Или вот из воспоминаний Зои Ясинской: «За несколько дней до вечера, когда все было готово и билеты распроданы, возник сложный вопрос — как одеть Есенина. Клюев заявил, что будет выступать в своем обычном "одеянии". Для Есенина принесли взятый напрокат фрак. Однако он совершенно не подходил ему. Тогда С. M. Городецкому пришла мысль нарядить Есенина в шелковую голубую рубашку, которая очень шла ему. Костюм дополняли плисовые шаровары и остроносые сапожки из цветной кожи, даже, кажется, на каблучках. В этом костюме Есенин и появился на эстраде зала Тенишев-
ского училища. В руках у него была балалайка, на которой он, читая стихи, очень неплохо и негромко себе аккомпанировал. Балалайка была и у Клюева, но никак не вязалась с его манерой держаться и "бабушкиной" кофтой. Волнистые волосы Есенина к этому времени сильно отросли, но из зрительного зала казалось, что по ним прошлись щипцы парикмахера. Голубая рубашка, балалайка и особенно сапожки, напоминавшие былинный стих "возле носка хоть яйцо прокати, под пятой хоть воробей пролети", — все это изменило обычный облик Есенина. В строгий зал, предназначенный для лекций, диссонансом ворвалась струя театральности...».
И хотя воспоминания разнятся, общим остается одно: перед нами своего рода маскарад, театр, шоу. Впечатление это создавали грим, аксессуары, даже реквизит. Перед выступлением в Марфо-Мариинской обители Есенин и Клюев специально заказали себе сценические костюмы и сапоги в Мастерской русского платья братьев Стуловых. «Я отобрал по их указанию материал и отдал в работу вещи. Сапоги с трудом, но удалось найти; они выбрали цвет кожи золотисто-коричневый, хотя не совсем стильный, но очень приятный, не режущий глаз», — вспоминал Н.Т. Стулов.
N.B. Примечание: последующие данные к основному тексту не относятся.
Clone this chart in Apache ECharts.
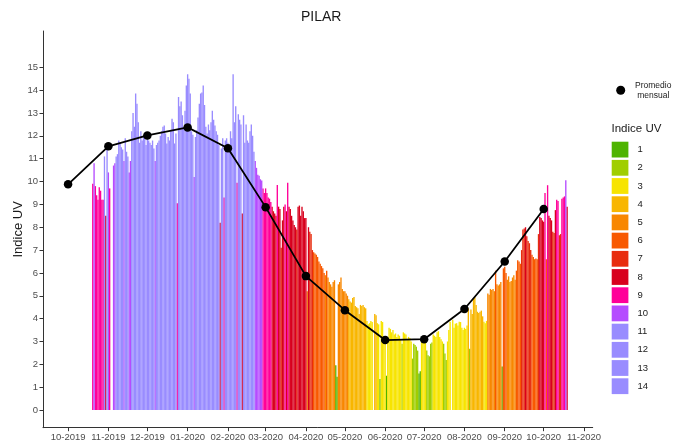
<!DOCTYPE html>
<html>
<head>
<meta charset="utf-8">
<script src="https://cdn.jsdelivr.net/npm/echarts@6/dist/echarts.min.js"></script>
<style>
html,body{margin:0;padding:0;background:#fff;}
#chart{width:686px;height:443px;}
</style>
</head>
<body>
<div id="chart"></div>
<script>
// ---- Data ----
// Daily UV index, one array per month (first array starts on 2019-10-20; null = missing day)
const oct2019 = [9.9, 10.8, 9.8, 9.4, 9.2, 9.75, 9.6, 9.2, 9.2, 11.1, 8.5, 11.5];
const nov2019 = [10.4, 9.7, null, null, 10.7, 10.8, 11.1, 11.2, 11.8, 11.7, 11.5, 11.4, 10.9, 11.9, 11.3, 11.1, 10.4, 10.9, 12.2, 13.0, 12.4, 13.85, 13.4, 12.6, 11.7, 12.2, 11.8, 11.95, 12.1, 11.6];
const dec2019 = [11.9, 11.8, 11.7, 11.6, 11.8, 11.45, 10.9, 11.6, 11.7, 11.8, 12.0, 12.2, 12.4, 12.45, 12.1, 11.66, 11.95, 11.8, 12.2, 12.75, 12.6, 11.66, 12.1, 9.05, 13.7, 13.3, 13.5, 12.9, 12.4, 13.1, 14.2];
const jan2020 = [14.7, 14.5, 13.85, 12.2, 12.05, 10.2, 11.95, 12.25, 12.8, 13.4, 13.85, 13.9, 14.2, 13.35, 12.4, 12.1, 12.5, 12.25, 12.6, 13.1, 12.7, 12.45, 12.2, 12.05, 11.6, 8.2, 11.45, 11.9, 9.3, 11.8, 11.9];
const feb2020 = [11.7, 11.5, 12.2, 11.9, 14.7, 12.6, 13.3, 9.95, 12.95, 12.7, 12.5, 8.6, 12.9, 11.7, 12.5, 11.8, 11.7, 12.2, 12.5, 12.0, 11.3, 10.9, 10.6, 10.3, 10.25, 10.1, 10.05, 9.7, 9.5];
const mar2020 = [9.7, 9.5, 9.3, 9.25, 9.1, 8.9, 8.7, 8.6, 8.5, 9.85, 8.9, 8.8, 7.1, 8.3, 8.9, 9.0, 8.7, 9.95, 8.9, 8.8, 8.5, 8.3, 8.1, 8.0, 7.9, 8.9, 8.95, 8.5, 8.9, 8.7, 8.4];
const apr2020 = [8.4, 5.2, 8.0, 7.8, 7.7, 7.0, 6.9, 6.85, 6.8, 6.7, 6.5, 6.4, 6.3, 6.2, 6.0, 5.9, 6.1, 5.8, 5.6, 5.5, 5.4, 5.6, 5.68, 1.96, 1.45, 5.5, 5.6, 5.8, 5.3, 5.2];
const may2020 = [5.2, 5.1, 5.0, 4.85, 4.75, 4.7, 4.9, 4.95, 4.55, 4.5, 4.45, 4.2, 4.6, 4.55, 4.6, 4.5, 4.45, 3.9, 3.75, 3.8, 3.9, 3.85, null, 4.2, 4.15, 3.8, 3.75, 1.36, 3.9, 3.85, 3.1];
const jun2020 = [3.1, 1.5, 3.0, 3.6, 3.55, 3.4, 3.5, 3.3, 3.35, 3.2, 3.3, 3.25, 3.1, 2.9, 3.4, 3.35, 3.3, 3.1, 3.2, 3.15, 3.0, 2.25, 2.9, 2.85, 2.77, 2.6, 1.6, 1.7, 3.1, 3.13];
const jul2020 = [3.1, 3.15, 2.6, 2.4, 2.35, 2.9, 2.95, 3.3, 3.25, 3.2, 3.4, 3.45, 3.2, 3.1, 3.0, 2.9, 2.47, 2.19, 3.0, 3.5, 3.86, null, 3.95, 3.6, 3.78, 3.8, 3.7, 3.86, 3.85, 3.6, 3.5];
const aug2020 = [3.6, 3.55, 3.7, 4.45, 2.68, 4.4, 4.2, 4.9, 4.95, 4.6, 4.3, 4.25, 4.3, 4.35, 4.1, 3.86, 3.8, 3.9, 5.1, 5.05, 5.3, 5.25, 5.3, 5.2, 6.1, 5.5, 5.45, 5.5, 5.6, 1.9, 6.2];
const sep2020 = [6.27, 6.0, 5.7, 5.85, 5.6, 5.65, 5.8, 5.9, 5.7, 6.1, 6.55, 6.5, 6.4, 7.0, 7.9, 7.95, 8.0, 7.6, 7.4, 7.3, 7.0, 6.8, 6.7, 6.6, 6.63, 6.6, 7.7, 8.45, 8.4, 8.3];
const oct2020 = [8.24, 9.5, 6.6, 9.84, 8.5, 8.4, 8.3, 7.8, 7.75, 8.75, 9.2, 9.15, 7.65, 7.7, 9.25, 9.3, 9.35, 10.06, 8.9];

// Monthly mean ("Promedio mensual"), plotted on the first day of each month
const meanMonths = ['2019-10', '2019-11', '2019-12', '2020-01', '2020-02', '2020-03', '2020-04', '2020-05', '2020-06', '2020-07', '2020-08', '2020-09', '2020-10'];
const monthlyMean = [9.88, 11.54, 12.02, 12.37, 11.46, 8.88, 5.86, 4.37, 3.06, 3.1, 4.42, 6.5, 8.8];

// Axis tick labels
const xTickMonths = ['2019-10', '2019-11', '2019-12', '2020-01', '2020-02', '2020-03', '2020-04', '2020-05', '2020-06', '2020-07', '2020-08', '2020-09', '2020-10', '2020-11'];
const yTicks = [0, 1, 2, 3, 4, 5, 6, 7, 8, 9, 10, 11, 12, 13, 14, 15];

// UV index legend levels
const uvLevels = [1, 2, 3, 4, 5, 6, 7, 8, 9, 10, 11, 12, 13, 14];

// ---- Styles ----
const uvColors = ['#4EB400', '#A0CE00', '#F7E400', '#F8B600', '#F88700', '#F85900', '#E82C0E', '#D8001D', '#FF0099', '#B54CFF', '#998CFF', '#998CFF', '#998CFF', '#998CFF'];
const FONT = '"Liberation Sans", Arial, sans-serif';

// ---- Build data: x is measured in days since 2019-10-01 ----
const DAY = 86400000;
const BASE = Date.UTC(2019, 9, 1);
function dayNum(y, m, d) { return Math.round((Date.UTC(y, m, d) - BASE) / DAY); }
function monthDay(s) { const p = s.split('-'); return dayNum(+p[0], +p[1] - 1, 1); }
function dayLabel(n) {
  const d = new Date(BASE + n * DAY);
  return String(d.getUTCMonth() + 1).padStart(2, '0') + '-' + d.getUTCFullYear();
}
const monthBlocks = [
  [2019, 9, 20, oct2019], [2019, 10, 1, nov2019], [2019, 11, 1, dec2019],
  [2020, 0, 1, jan2020], [2020, 1, 1, feb2020], [2020, 2, 1, mar2020],
  [2020, 3, 1, apr2020], [2020, 4, 1, may2020], [2020, 5, 1, jun2020],
  [2020, 6, 1, jul2020], [2020, 7, 1, aug2020], [2020, 8, 1, sep2020],
  [2020, 9, 1, oct2020]
];
const days = [];
monthBlocks.forEach(([y, m, d0, arr]) => {
  arr.forEach((v, i) => {
    if (v !== null && v !== undefined) days.push({ x: dayNum(y, m, d0 + i), v: v });
  });
});
function uvLevel(v) { return Math.min(14, Math.max(1, Math.floor(v))); }

const xTickValues = xTickMonths.map(monthDay);
const xMin = -19.3;
const xMax = monthDay('2020-11') + 6.7;

const barSeries = uvLevels.map((lvl, i) => ({
  name: String(lvl),
  type: 'bar',
  barWidth: 1.35,
  barGap: '-100%',
  itemStyle: { color: uvColors[i] },
  emphasis: { disabled: true },
  data: days.filter(d => uvLevel(d.v) === lvl).map(d => [d.x, d.v])
}));

const lineSeries = {
  name: 'Promedio mensual',
  type: 'line',
  z: 10,
  symbol: 'circle',
  symbolSize: 8.5,
  lineStyle: { color: '#000', width: 1.8 },
  itemStyle: { color: '#000' },
  emphasis: { disabled: true },
  data: meanMonths.map((m, i) => [monthDay(m), monthlyMean[i]])
};

const chart = echarts.init(document.getElementById('chart'), null, { renderer: 'canvas' });
chart.setOption({
  animation: false,
  backgroundColor: '#fff',
  textStyle: { fontFamily: FONT },
  title: [
    { text: 'PILAR', left: 301, top: 10, padding: 0, textStyle: { fontFamily: FONT, fontSize: 14, fontWeight: 'normal', color: '#1a1a1a' } },
    { text: 'Indice UV', left: 611.5, top: 123, padding: 0, textStyle: { fontFamily: FONT, fontSize: 11.5, fontWeight: 'normal', color: '#1a1a1a' } }
  ],
  legend: [
    {
      data: ['Promedio mensual'],
      orient: 'vertical',
      left: 616.2,
      top: 80.7,
      padding: 0,
      icon: 'circle',
      itemWidth: 9,
      itemHeight: 9,
      selectedMode: false,
      formatter: '{a|Promedio}\n{a|mensual}',
      textStyle: { fontFamily: FONT, rich: { a: { fontFamily: FONT, fontSize: 8.5, align: 'center', width: 46, lineHeight: 10, color: '#1a1a1a' } } }
    },
    {
      data: uvLevels.map(String),
      orient: 'vertical',
      left: 611.7,
      top: 141.7,
      padding: 0,
      icon: 'rect',
      itemWidth: 16.7,
      itemHeight: 15.8,
      itemGap: 2.4,
      selectedMode: false,
      textStyle: { fontFamily: FONT, fontSize: 9.5, color: '#1a1a1a', padding: [0, 0, 0, 4] }
    }
  ],
  grid: { left: 43, right: 93.3, top: 31, bottom: 15.3, containLabel: false, outerBoundsMode: 'none' },
  xAxis: {
    type: 'value',
    min: xMin,
    max: xMax,
    splitLine: { show: false },
    axisLine: { show: true, onZero: false, lineStyle: { color: '#333', width: 1 } },
    axisTick: { show: true, length: 3.5, customValues: xTickValues, lineStyle: { color: '#333' } },
    axisLabel: {
      customValues: xTickValues,
      margin: 5,
      fontFamily: FONT,
      fontSize: 9.5,
      color: '#4d4d4d',
      formatter: function (val) { return dayLabel(val); }
    }
  },
  yAxis: {
    type: 'value',
    min: -0.775,
    max: 16.59,
    name: 'Indice UV',
    nameLocation: 'middle',
    nameGap: 18,
    nameMoveOverlap: false,
    nameTextStyle: { fontFamily: FONT, fontSize: 13, color: '#1a1a1a' },
    splitLine: { show: false },
    axisLine: { show: true, onZero: false, lineStyle: { color: '#333', width: 1 } },
    axisTick: { show: true, length: 3.5, customValues: yTicks, lineStyle: { color: '#333' } },
    axisLabel: { customValues: yTicks, margin: 5, fontFamily: FONT, fontSize: 9.5, color: '#4d4d4d' }
  },
  series: barSeries.concat([lineSeries])
});
</script>
</body>
</html>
Очень скоро Есенину будет не нужен бумажный букетик, сапожки или балалайка, излишними они показались публике и в тот раз. Однако дебютные выступления, на которых по одежке встречают, прошли успешно. «...Публика, привыкшая в то время к разным экстравагантным выходкам поэтов, скоро освоилась, поняв, что это "реклама" в современном духе и надо слушать не балалайку, а стихи поэтов», — писала Зоя Ясинская.